▶ _Given entries_

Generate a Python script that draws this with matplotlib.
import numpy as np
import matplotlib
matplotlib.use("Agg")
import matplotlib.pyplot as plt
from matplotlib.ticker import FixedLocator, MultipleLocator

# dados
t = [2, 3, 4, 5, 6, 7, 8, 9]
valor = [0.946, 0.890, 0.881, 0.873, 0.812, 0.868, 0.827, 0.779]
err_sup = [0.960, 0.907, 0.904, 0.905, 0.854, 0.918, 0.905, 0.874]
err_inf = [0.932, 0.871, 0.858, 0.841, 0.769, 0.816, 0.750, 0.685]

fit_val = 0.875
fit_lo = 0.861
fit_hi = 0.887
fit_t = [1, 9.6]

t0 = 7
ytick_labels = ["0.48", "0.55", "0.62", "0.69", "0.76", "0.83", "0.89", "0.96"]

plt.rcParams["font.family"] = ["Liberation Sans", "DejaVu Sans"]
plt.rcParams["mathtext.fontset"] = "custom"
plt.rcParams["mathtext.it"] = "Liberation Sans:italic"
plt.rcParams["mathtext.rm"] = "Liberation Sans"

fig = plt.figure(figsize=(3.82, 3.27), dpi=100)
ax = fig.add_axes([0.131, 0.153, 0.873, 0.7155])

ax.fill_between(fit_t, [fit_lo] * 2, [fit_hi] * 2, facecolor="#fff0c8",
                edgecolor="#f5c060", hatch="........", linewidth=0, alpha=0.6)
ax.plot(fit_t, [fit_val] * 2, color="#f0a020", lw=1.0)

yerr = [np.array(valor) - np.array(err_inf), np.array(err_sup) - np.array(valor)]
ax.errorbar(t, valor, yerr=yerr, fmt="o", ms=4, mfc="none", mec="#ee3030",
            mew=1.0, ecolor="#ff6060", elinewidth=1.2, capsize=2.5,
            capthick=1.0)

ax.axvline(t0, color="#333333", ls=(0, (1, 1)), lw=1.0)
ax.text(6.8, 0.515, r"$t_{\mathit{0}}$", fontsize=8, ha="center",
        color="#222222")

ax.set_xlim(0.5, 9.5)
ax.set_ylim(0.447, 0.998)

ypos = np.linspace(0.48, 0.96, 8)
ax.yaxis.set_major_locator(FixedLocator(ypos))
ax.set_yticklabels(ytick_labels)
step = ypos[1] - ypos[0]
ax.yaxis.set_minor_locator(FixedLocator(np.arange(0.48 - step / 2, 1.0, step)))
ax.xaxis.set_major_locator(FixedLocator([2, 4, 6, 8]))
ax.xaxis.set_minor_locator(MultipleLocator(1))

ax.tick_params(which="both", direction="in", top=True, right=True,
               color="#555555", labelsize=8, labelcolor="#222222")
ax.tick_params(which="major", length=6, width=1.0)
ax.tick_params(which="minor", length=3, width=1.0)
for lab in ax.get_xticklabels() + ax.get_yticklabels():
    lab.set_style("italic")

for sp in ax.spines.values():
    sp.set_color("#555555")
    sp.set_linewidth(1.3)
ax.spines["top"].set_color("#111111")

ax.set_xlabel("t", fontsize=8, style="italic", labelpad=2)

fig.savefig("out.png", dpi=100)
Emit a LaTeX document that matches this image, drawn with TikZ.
--
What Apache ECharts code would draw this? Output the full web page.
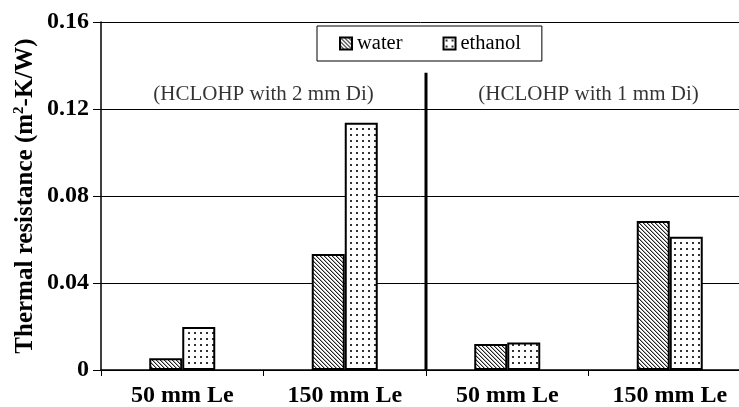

▶ _What the exercise asks_
Produce only the lines from the line containing "Generate a Python" through the line containing "from matplotlib.ticker import", inclusive of both, exactly as they stand in the entries above.

▶ _Answer to the problem_
Generate a Python script that draws this with matplotlib.
import numpy as np
import matplotlib
matplotlib.use("Agg")
import matplotlib.pyplot as plt
from matplotlib.ticker import FixedLocator, MultipleLocator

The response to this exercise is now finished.